Thursday, August 9, 2012: 2:30 PM
B113, Oregon Convention Center
Thomas A. Spies, USDA Forest Service, Pacific Northwest Research Station, Corvallis, OR, John Bailey, College of Forestry, Oregon State Univeristy, Corvallis, OR, John P. Bolte, Oregon State University, Sally Duncan, Institute for Natural Resources, Oregon State University, Corvallis, OR, Derrick Jacobs, Political Science, Oregon State Univeristy, Corvallis, OR, Christine Olsen, Forest Ecosystems & Society, Oregon State University, Corvallis, OR and Robert J. Pabst, Oregon State University, Corvallis, OR
Background/Question/Methods The U.S. approach to dealing with wildfire is typically to fragment the fire-prone landscape (FPL) into a “wildland-urban interface (WUI)” under the influence of local fire management agencies and a fire-prone wildland under the influence of land managers.  These two fire worlds are often seen as socially, economically and ecologically separated, yet, they are clearly part of a single interconnected socio-ecological landscape.  Lack of understanding of these connections can lead to policies that are suboptimal or even maladaptive.  For example, emphasis on protecting property in the WUI can in some cases draw limited resources away from necessary ecological restoration work in wilder parts of the landscape.  Despite the importance of this coupled-human and natural system (CHANS), few studies of FPLs have been conducted by integrated teams of social and ecological scientistsOur goal is to use systems models, integrated research, and collaborative learning to improve our understanding of adaptation to FPLs in central and south central Oregon.  We have developed conceptual models and identified potential positive and/or weak feedbacks that might lead to maladaptive policies.  We are using this conceptual model to guide empirical studies and design a simulation model to foster understanding of this CHANS.

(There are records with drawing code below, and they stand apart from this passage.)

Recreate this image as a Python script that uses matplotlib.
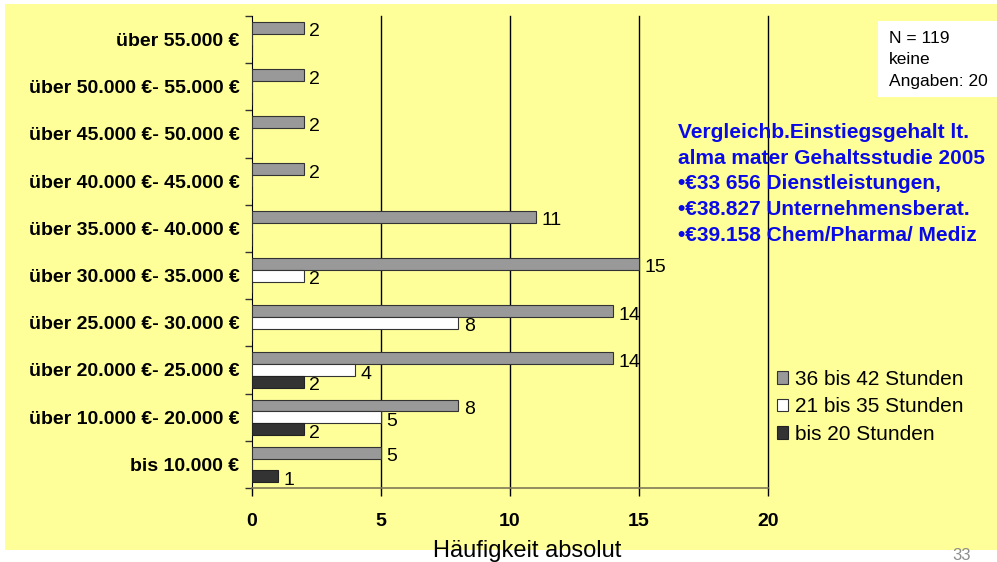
import numpy as np
import matplotlib
matplotlib.use("Agg")
from matplotlib import pyplot as plt
from matplotlib.patches import Rectangle

plt.rcParams['font.family'] = ['Liberation Sans', 'DejaVu Sans']

categories = ["bis 10.000 €", "über 10.000 €- 20.000 €", "über 20.000 €- 25.000 €",
              "über 25.000 €- 30.000 €", "über 30.000 €- 35.000 €", "über 35.000 €- 40.000 €",
              "über 40.000 €- 45.000 €", "über 45.000 €- 50.000 €", "über 50.000 €- 55.000 €",
              "über 55.000 €"]
h36_42 = [5, 8, 14, 14, 15, 11, 2, 2, 2, 2]
h21_35 = [0, 5, 4, 8, 2, 0, 0, 0, 0, 0]
h_bis20 = [1, 2, 2, 0, 0, 0, 0, 0, 0, 0]
series_names = ["36 bis 42 Stunden", "21 bis 35 Stunden", "bis 20 Stunden"]
xticks = [0, 5, 10, 15, 20]

fig = plt.figure(figsize=(9.97, 5.62), dpi=100)
fig.patch.set_facecolor("white")
# yellow slide background
fig.add_artist(Rectangle((5 / 997, 12 / 562), 992 / 997, 546 / 562,
                         transform=fig.transFigure, facecolor="#FFFF99",
                         edgecolor="none", zorder=-10))

ax = fig.add_axes([252 / 997, 74 / 562, 516 / 997, 472 / 562])
ax.set_facecolor("none")

y = np.arange(len(categories))
w = 0.25
ax.barh(y + w, h36_42, height=w, color="#999999", edgecolor="#333333", linewidth=0.8,
        label=series_names[0], zorder=3)
ax.barh(y, h21_35, height=w, color="white", edgecolor="#333333", linewidth=0.8,
        label=series_names[1], zorder=3)
ax.barh(y - w, h_bis20, height=w, color="#333333", edgecolor="#222222", linewidth=0.8,
        label=series_names[2], zorder=3)

for off, vals in [(w, h36_42), (0, h21_35), (-w, h_bis20)]:
    for yi, v in zip(y, vals):
        if v > 0:
            ax.annotate(str(v), (v, yi + off), xytext=(4, -3), textcoords="offset points",
                        va="center", ha="left", fontsize=14, zorder=4)

ax.set_xlim(0, 20)
ax.set_ylim(-0.5, len(categories) - 0.5)
ax.set_xticks(xticks)
ax.set_xticklabels([str(t) for t in xticks], fontsize=14, fontweight="bold")
ax.tick_params(axis="x", direction="out", length=6, width=1, pad=12, color="black")
ax.set_yticks(y)
ax.set_yticklabels(categories, fontsize=14, fontweight="bold")
ax.tick_params(axis="y", which="major", length=0, pad=9)
ax.set_yticks(np.arange(-0.5, len(categories)), minor=True)
ax.tick_params(axis="y", which="minor", length=5, width=1, color="#333333")

for gx in xticks[1:]:
    ax.axvline(gx, color="black", linewidth=1, zorder=1, clip_on=False)
for s in ["top", "right"]:
    ax.spines[s].set_visible(False)
ax.spines["left"].set_color("black")
ax.spines["bottom"].set_color("#807a5a")
ax.spines["bottom"].set_linewidth(1.2)

ax.legend(loc="upper left", bbox_to_anchor=(777 / 997, (562 - 370) / 562),
          bbox_transform=fig.transFigure, frameon=False, fontsize=15,
          handlelength=0.55, handleheight=0.55, handletextpad=0.3,
          labelspacing=0.4, borderaxespad=0, borderpad=0)

fig.text(527 / 997, 11 / 562, "Häufigkeit absolut", ha="center", va="center", fontsize=17)
fig.text(962 / 997, 6 / 562, "33", ha="center", va="center", fontsize=12, color="#8c8c8c")

fig.add_artist(Rectangle((878 / 997, (562 - 97) / 562), 119 / 997, 76 / 562,
                         transform=fig.transFigure, facecolor="white",
                         edgecolor="none", zorder=1))
fig.text(889 / 997, (562 - 60) / 562, "N = 119\nkeine\nAngaben: 20", ha="left", va="center",
         fontsize=12.5, linespacing=1.55, zorder=2)

blue_text = ("Vergleichb.Einstiegsgehalt lt.\nalma mater Gehaltsstudie 2005\n"
             "•€33 656 Dienstleistungen,\n•€38.827 Unternehmensberat.\n•€39.158 Chem/Pharma/ Mediz")
fig.text(678 / 997, (562 - 184) / 562, blue_text, ha="left", va="center", fontsize=15,
         fontweight="bold", color="#0a0ae6", linespacing=1.45)

fig.savefig("out.png", dpi=100, facecolor=fig.get_facecolor())
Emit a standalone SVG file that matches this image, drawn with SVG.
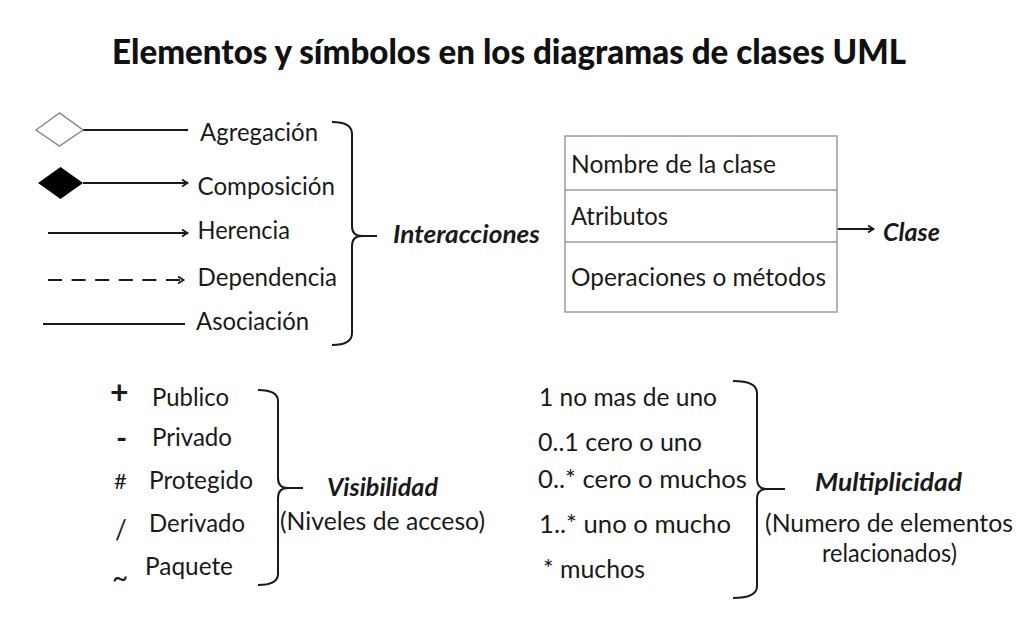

Results/Conclusions The conceptual model we developed is based on existence of interconnections across ownerships as well as feedbacks between the natural and human subsystems. We are finding that feedbacks from the human system to the natural system are more easily modeled than are feedbacks from the natural system to the human system.  For example, we are able to model how homeowners and land managers manipulate vegetation to reduce risk of loss of values to high intensity fire.  However, it is less clear how to model the process of human learning about and response to changes in forest conditions, perceived fire risk, and actual fire events.  Our conceptual model suggests that slow or incorrect learning or poor dissemination of knowledge about the effects of vegetation treatments and/or wildfire suppression on forests or fire outcomes may limit the ability of humans to develop adaptive behaviors.  We hypothesize that the structure of social networks around forests and fire may act to amplify weak or intermittent signals from a FPL to humans and improve dissemination of scientific knowledge and thus improve the capacity for adaptation in these environments.  We demonstrate a prototype spatial agent-based landscape model that could facilitate understanding of socio-ecological processes in this CHANS.